(WHAT NEEDS TO BE DONE)
Look through the data below. Pick out the lines holding the string "matplotlib".

::: DATA RECORDS :::

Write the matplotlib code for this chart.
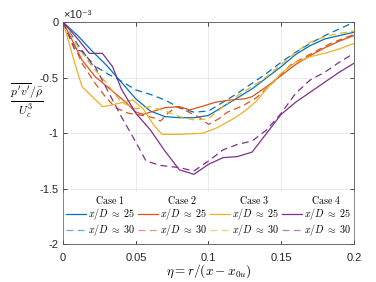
import matplotlib
matplotlib.use('Agg')
import matplotlib.pyplot as plt
from matplotlib.lines import Line2D

plt.rcParams['font.family'] = ['Liberation Sans', 'DejaVu Sans']
plt.rcParams['mathtext.fontset'] = 'cm'

# pressure-velocity term, in units of 1e-3
x1a = [0, 0.01, 0.02, 0.03, 0.04, 0.05, 0.06, 0.07, 0.08, 0.09, 0.1, 0.11, 0.12, 0.13, 0.14, 0.15, 0.16, 0.17, 0.18, 0.19, 0.2]
y1a = [0, -0.12, -0.26, -0.39, -0.54, -0.69, -0.80, -0.85, -0.86, -0.86, -0.84, -0.76, -0.68, -0.60, -0.50, -0.40, -0.29, -0.21, -0.15, -0.12, -0.09]
x1b = [0, 0.01, 0.02, 0.03, 0.04, 0.05, 0.06, 0.07, 0.08, 0.09, 0.1, 0.11, 0.12, 0.13, 0.14, 0.15, 0.16, 0.17, 0.18, 0.19, 0.2]
y1b = [0, -0.20, -0.38, -0.46, -0.53, -0.61, -0.65, -0.70, -0.77, -0.81, -0.80, -0.72, -0.64, -0.55, -0.46, -0.36, -0.27, -0.19, -0.12, -0.06, 0.0]

x2a = [0, 0.013, 0.022, 0.033, 0.043, 0.05, 0.055, 0.06, 0.07, 0.08, 0.087, 0.095, 0.105, 0.115, 0.125, 0.13, 0.14, 0.15, 0.16, 0.17, 0.18, 0.19, 0.2]
y2a = [0, -0.34, -0.49, -0.61, -0.72, -0.81, -0.83, -0.81, -0.77, -0.76, -0.79, -0.76, -0.72, -0.70, -0.69, -0.67, -0.58, -0.48, -0.38, -0.30, -0.23, -0.17, -0.12]
x2b = [0, 0.006, 0.013, 0.022, 0.029, 0.036, 0.045, 0.055, 0.062, 0.067, 0.072, 0.078, 0.085, 0.094, 0.1, 0.107, 0.113, 0.124, 0.133, 0.143, 0.157, 0.171, 0.184, 0.2]
y2b = [0, -0.16, -0.37, -0.55, -0.67, -0.77, -0.82, -0.84, -0.86, -0.89, -0.82, -0.76, -0.80, -0.86, -0.92, -0.87, -0.81, -0.75, -0.68, -0.56, -0.38, -0.28, -0.19, -0.11]

x3a = [0, 0.008, 0.013, 0.02, 0.027, 0.034, 0.043, 0.048, 0.055, 0.062, 0.068, 0.08, 0.096, 0.106, 0.117, 0.125, 0.133, 0.14, 0.15, 0.16, 0.17, 0.18, 0.19, 0.2]
y3a = [0, -0.37, -0.58, -0.67, -0.76, -0.745, -0.715, -0.70, -0.78, -0.92, -1.01, -1.01, -1.0, -0.95, -0.87, -0.80, -0.71, -0.60, -0.46, -0.36, -0.31, -0.28, -0.24, -0.19]
x3b = [0, 0.01, 0.02, 0.03, 0.04, 0.05, 0.06, 0.07, 0.08, 0.09, 0.1, 0.11, 0.12, 0.13, 0.14, 0.15, 0.16, 0.17, 0.18, 0.19, 0.2]
y3b = [0, -0.22, -0.40, -0.55, -0.72, -0.78, -0.76, -0.80, -0.85, -0.88, -0.87, -0.76, -0.66, -0.58, -0.49, -0.38, -0.27, -0.18, -0.13, -0.10, -0.08]

x4a = [0, 0.01, 0.018, 0.027, 0.034, 0.04, 0.05, 0.06, 0.07, 0.08, 0.09, 0.1, 0.11, 0.12, 0.13, 0.14, 0.15, 0.16, 0.17, 0.18, 0.19, 0.2]
y4a = [0, -0.15, -0.28, -0.28, -0.40, -0.60, -0.82, -0.97, -1.16, -1.33, -1.37, -1.28, -1.22, -1.21, -1.17, -1.0, -0.83, -0.72, -0.63, -0.54, -0.45, -0.37]
x4b = [0, 0.008, 0.013, 0.022, 0.03, 0.04, 0.05, 0.057, 0.067, 0.08, 0.09, 0.1, 0.11, 0.12, 0.13, 0.14, 0.15, 0.16, 0.17, 0.18, 0.19, 0.2]
y4b = [0, -0.25, -0.26, -0.40, -0.60, -0.85, -1.08, -1.25, -1.29, -1.31, -1.34, -1.25, -1.15, -1.10, -1.07, -0.97, -0.82, -0.64, -0.52, -0.45, -0.36, -0.28]

cases = ['Case 1', 'Case 2', 'Case 3', 'Case 4']
labels = [r'$x/D\;\approx\;25$', r'$x/D\;\approx\;30$']
colors = ['#0072BD', '#D95319', '#EDB120', '#7E2F8E']
series = [(x1a, y1a, x1b, y1b), (x2a, y2a, x2b, y2b), (x3a, y3a, x3b, y3b), (x4a, y4a, x4b, y4b)]

fig = plt.figure(figsize=(3.76, 2.82), dpi=100)
ax = fig.add_axes([0.168, 0.134, 0.773, 0.787])

handles = []
names = []
for c, (xa, ya, xb, yb), case in zip(colors, series, cases):
    ax.plot(xa, ya, color=c, lw=0.9)
    ax.plot(xb, yb, color=c, lw=0.9, dashes=(5.5, 3.5))
    handles += [Line2D([], [], linestyle='none'),
                Line2D([], [], color=c, lw=0.9),
                Line2D([], [], color=c, lw=0.9, alpha=0.6, dashes=(5.5, 3.5))]
    names += [r'$\;\;\;\mathrm{' + case.replace(' ', r'\ ') + '}$', labels[0], labels[1]]

ax.set_xlim(0, 0.2)
ax.set_ylim(-2, 0)
ax.set_xticks([0, 0.05, 0.1, 0.15, 0.2])
ax.set_xticklabels(['0', '0.05', '0.1', '0.15', '0.2'])
ax.set_yticks([-2, -1.5, -1, -0.5, 0])
ax.set_yticklabels(['-2', '-1.5', '-1', '-0.5', '0'])
ax.grid(True, color='#e6e6e6', lw=0.6)
ax.set_axisbelow(True)
ax.tick_params(direction='in', top=True, right=True, length=3, width=0.6,
               labelsize=8, colors='#262626')
ax.tick_params(axis='x', pad=6)
for s in ax.spines.values():
    s.set_color('#555555')
    s.set_linewidth(0.6)

ax.text(0.0, 1.01, '×10⁻³', transform=ax.transAxes, fontsize=8, color='#262626',
        ha='left', va='bottom')

ax.set_xlabel(r'$\eta = r/(x - x_{0u})$', fontsize=9.5, labelpad=0)
ax.set_ylabel(r'$\frac{\overline{p^\prime v^\prime}/\bar{\rho}}{U_c^3}$', fontsize=12, rotation=0)
ax.yaxis.set_label_coords(-0.125, 0.56)

leg = ax.legend(handles, names, ncol=4, loc='lower center', bbox_to_anchor=(0.5, 0.0),
                fontsize=7.2, frameon=True, framealpha=1, edgecolor='white', fancybox=False,
                handlelength=2.0, handletextpad=0.2, columnspacing=0.35,
                labelspacing=0.0, borderpad=0.2, borderaxespad=0.4)

fig.savefig('out.png', dpi=100, facecolor='white')
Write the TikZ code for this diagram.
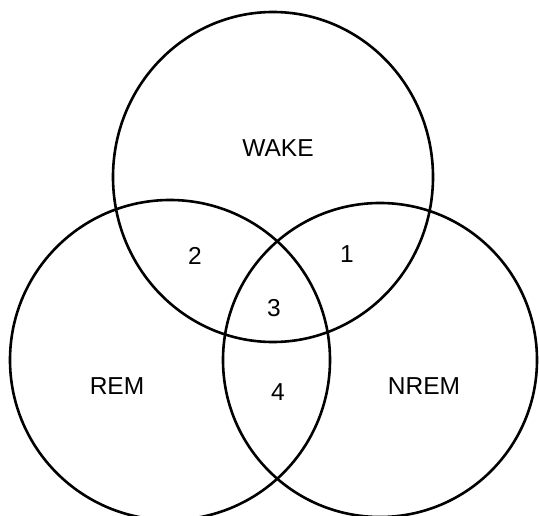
\documentclass[tikz,border=0pt]{standalone}
\usepackage{fontspec}
\setmainfont{Liberation Sans}
\begin{document}
\begin{tikzpicture}[x=1pt,y=-1pt,
  ring/.style={draw=black,line width=2.6pt},
  lbl/.style={font=\fontsize{24.5}{28}\selectfont,inner sep=0pt,anchor=center}]
\useasboundingbox (0,0) rectangle (539,516);
\clip (0,0) rectangle (539,516);
\draw[ring] (273,177) ellipse [x radius=160, y radius=165];
\draw[ring] (170,360) circle [radius=160];
\draw[ring] (380,360) circle [radius=157];
\node[lbl] (wake) at (278,148) {WAKE};
\node[lbl] (rem) at (117,386) {REM};
\node[lbl] (nrem) at (424,386) {NREM};
\node[lbl] (n2) at (195,256) {2};
\node[lbl] (n1) at (347,254) {1};
\node[lbl] (n3) at (274,308) {3};
\node[lbl] (n4) at (278,392) {4};
\end{tikzpicture}
\end{document}
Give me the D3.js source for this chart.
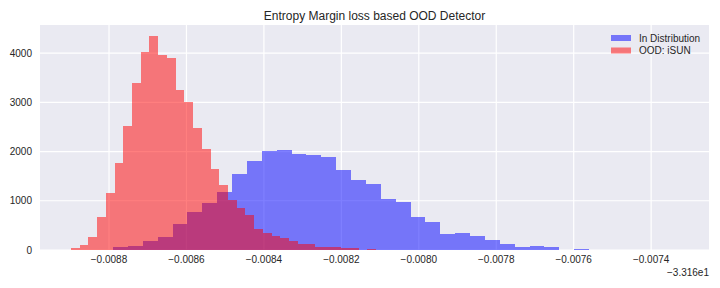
<!DOCTYPE html>
<html>
  <head>
    <title>Entropy Margin loss based OOD Detector</title>
    <script src="https://d3js.org/d3.v7.min.js"></script>
    <style>
      body { margin: 0; background: #ffffff; }
      text { font-family: "Liberation Sans", Arial, sans-serif; fill: #262626; }
    </style>
  </head>
  <body>
    <div id="chart"></div>

    <script>
      // histogram counts (x values are relative to the -33.16 offset)
      const inDistStart = -0.00878967;   // left edge of first in-distribution bin
      const inDistWidth = 0.000038412;   // bin width
      const inDistCounts = [60, 80, 180, 265, 530, 770, 950, 1180, 1545, 1810, 2010, 2030,
        1950, 1930, 1890, 1625, 1420, 1340, 1035, 975, 670, 575, 325, 345, 285, 205, 120,
        60, 80, 60, 0, 30];

      const oodStart = -0.00889813;
      const oodWidth = 0.000022518;
      const oodCounts = [40, 100, 265, 670, 1160, 1770, 2520, 3390, 4020, 4350, 3970, 3900,
        3250, 3010, 2480, 2050, 1650, 1320, 1015, 850, 710, 425, 345, 285, 245, 180, 120,
        120, 60, 60, 60, 40, 40, 10, 30];

      const xTicks = [-0.0088, -0.0086, -0.0084, -0.0082, -0.008, -0.0078, -0.0076, -0.0074];
      const yTicks = [0, 1000, 2000, 3000, 4000];
      const legendLabels = ["In Distribution", "OOD: iSUN"];

      const W = 720, H = 288;
      const margin = { top: 25, right: 11, bottom: 38, left: 40 };

      const svg = d3.select("#chart").append("svg")
        .attr("width", W).attr("height", H);

      const x = d3.scaleLinear()
        .domain([-0.0089782, -0.0072506])
        .range([margin.left, W - margin.right]);
      const y = d3.scaleLinear()
        .domain([0, 4570])
        .range([H - margin.bottom, margin.top]);

      // plot background
      svg.append("rect")
        .attr("x", margin.left).attr("y", margin.top)
        .attr("width", W - margin.left - margin.right)
        .attr("height", H - margin.top - margin.bottom)
        .attr("fill", "#eaeaf2");

      // grid
      svg.append("g").selectAll("line").data(xTicks).join("line")
        .attr("x1", d => x(d)).attr("x2", d => x(d))
        .attr("y1", margin.top).attr("y2", H - margin.bottom)
        .attr("stroke", "#fff").attr("stroke-width", 1.2);
      svg.append("g").selectAll("line").data(yTicks).join("line")
        .attr("x1", margin.left).attr("x2", W - margin.right)
        .attr("y1", d => y(d)).attr("y2", d => y(d))
        .attr("stroke", "#fff").attr("stroke-width", 1.2);

      function drawHist(counts, start, width, color) {
        const bins = counts.map((c, i) => ({ x0: start + i * width, x1: start + (i + 1) * width, c }));
        svg.append("g").selectAll("rect").data(bins.filter(b => b.c > 0)).join("rect")
          .attr("x", d => x(d.x0))
          .attr("width", d => x(d.x1) - x(d.x0))
          .attr("y", d => y(d.c))
          .attr("height", d => y(0) - y(d.c))
          .attr("fill", color)
          .attr("fill-opacity", 0.5)
          .attr("shape-rendering", "crispEdges");
      }
      drawHist(inDistCounts, inDistStart, inDistWidth, "blue");
      drawHist(oodCounts, oodStart, oodWidth, "red");

      // tick labels
      svg.append("g").selectAll("text").data(xTicks).join("text")
        .attr("x", d => x(d)).attr("y", 263)
        .attr("text-anchor", "middle")
        .attr("font-size", 10)
        .text(d => "\u2212" + Math.abs(d).toFixed(4));
      svg.append("g").selectAll("text").data(yTicks).join("text")
        .attr("x", margin.left - 8).attr("y", d => y(d))
        .attr("dy", "0.35em")
        .attr("text-anchor", "end")
        .attr("font-size", 10)
        .text(d => d);

      // offset text
      svg.append("text")
        .attr("x", W - margin.right).attr("y", 276)
        .attr("text-anchor", "end")
        .attr("font-size", 10)
        .text("\u22123.316e1");

      // title
      svg.append("text")
        .attr("x", (margin.left + W - margin.right) / 2).attr("y", 20)
        .attr("text-anchor", "middle")
        .attr("font-size", 12)
        .text("Entropy Margin loss based OOD Detector");

      // legend
      const legendColors = ["blue", "red"];
      const lg = svg.append("g").selectAll("g").data(legendLabels).join("g")
        .attr("transform", (d, i) => `translate(611, ${38 + i * 12.5})`);
      lg.append("rect")
        .attr("x", 0).attr("y", -3).attr("width", 20).attr("height", 6)
        .attr("fill", (d, i) => legendColors[i]).attr("fill-opacity", 0.5);
      lg.append("text")
        .attr("x", 28).attr("dy", "0.35em")
        .attr("font-size", 10)
        .text(d => d);
    </script>
  </body>
</html>
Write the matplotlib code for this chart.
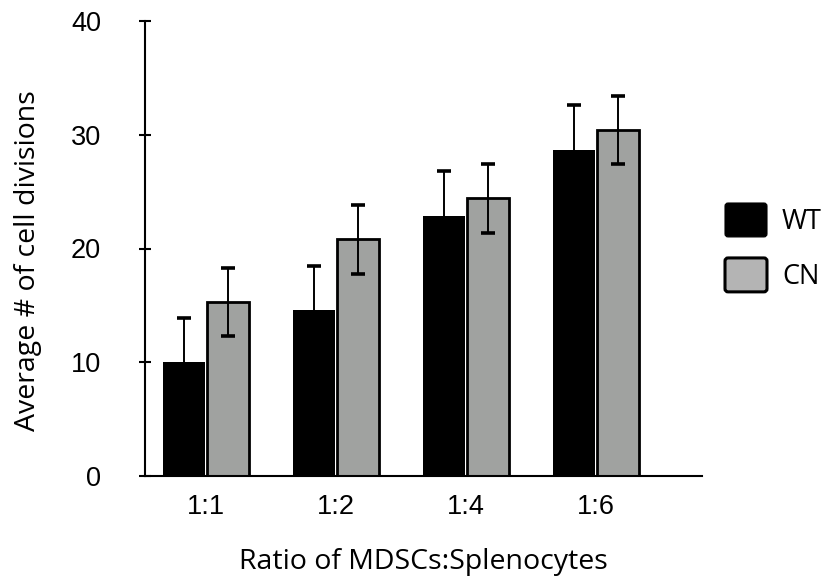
import matplotlib
matplotlib.use("Agg")
import matplotlib.pyplot as plt
import numpy as np
from matplotlib.patches import Patch, FancyBboxPatch
from matplotlib.legend_handler import HandlerPatch

categories = ["1:1", "1:2", "1:4", "1:6"]
wt_values = [10.0, 14.6, 22.9, 28.7]
wt_errors = [3.9, 3.9, 3.9, 3.9]
cn_values = [15.3, 20.8, 24.4, 30.4]
cn_errors = [3.0, 3.0, 3.05, 3.0]
yticks = [0, 10, 20, 30, 40]

fig = plt.figure(figsize=(8.32, 5.84), dpi=100)
ax = fig.add_axes([145/832, 1-476/584, (702-145)/832, (476-21)/584])

x = np.arange(len(categories))
off = 0.172
w = 0.322
ek = dict(ecolor="black", elinewidth=1.4, capsize=4.8, capthick=2.6)
ax.bar(x - off, wt_values, width=w, color="black", edgecolor="none",
       yerr=wt_errors, error_kw=ek, zorder=2)
ax.bar(x + off, cn_values, width=w, color="#a0a2a0", edgecolor="black",
       linewidth=2.0, yerr=cn_errors, error_kw=ek, zorder=2)

ax.set_xlim(-0.469, 3.815)
ax.set_ylim(0, 40)
ax.set_xticks(x)
ax.set_xticklabels(categories, fontfamily="Liberation Sans", fontsize=19.5)
ax.set_yticks(yticks)
ax.set_yticklabels([str(v) for v in yticks], fontfamily="Liberation Sans", fontsize=19.5)
ax.tick_params(axis="x", length=0, pad=13)
ax.tick_params(axis="y", direction="inout", length=9, width=1.5, pad=27)
for s in ["top", "right"]:
    ax.spines[s].set_visible(False)
ax.spines["left"].set_linewidth(1.5)
ax.spines["bottom"].set_linewidth(1.5)

fig.text(423/832, 1-562/584, "Ratio of MDSCs:Splenocytes", fontfamily="Open Sans",
         fontsize=20.5, ha="center", va="center")
fig.text(28/832, 1-261/584, "Average # of cell divisions", fontfamily="Open Sans",
         fontsize=20.5, ha="center", va="center", rotation=90)


class RoundHandler(HandlerPatch):
    def create_artists(self, legend, orig_handle, xdescent, ydescent, width,
                       height, fontsize, trans):
        p = FancyBboxPatch((-xdescent, -ydescent), width, height,
                           boxstyle="round,pad=0,rounding_size=2.2",
                           facecolor=orig_handle.get_facecolor(),
                           edgecolor=orig_handle.get_edgecolor(),
                           linewidth=orig_handle.get_linewidth(),
                           transform=trans)
        return [p]


handles = [Patch(facecolor="black", edgecolor="black", linewidth=0.8),
           Patch(facecolor="#b4b4b4", edgecolor="black", linewidth=2.2)]
fs_leg = 19.5
px = fs_leg * 100 / 72
leg = fig.legend(handles, ["WT", "CN"], loc="upper left",
                 bbox_to_anchor=(725/832, 1-203/584), frameon=False,
                 borderpad=0, borderaxespad=0, handlelength=42/px, handleheight=42/px,
                 handletextpad=15/px, labelspacing=21/px,
                 handler_map={Patch: RoundHandler()},
                 prop={"family": "Open Sans", "size": fs_leg})

fig.savefig("out.png", dpi=100)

:::

(WRITTEN RESPONSE)
Write the matplotlib code for this chart.
import matplotlib
matplotlib.use('Agg')
import matplotlib.pyplot as plt
from matplotlib.lines import Line2D
Write the matplotlib code for this chart.
import matplotlib
matplotlib.use("Agg")
import matplotlib.pyplot as plt
from matplotlib.patches import Patch, FancyBboxPatch
from matplotlib.legend_handler import HandlerPatch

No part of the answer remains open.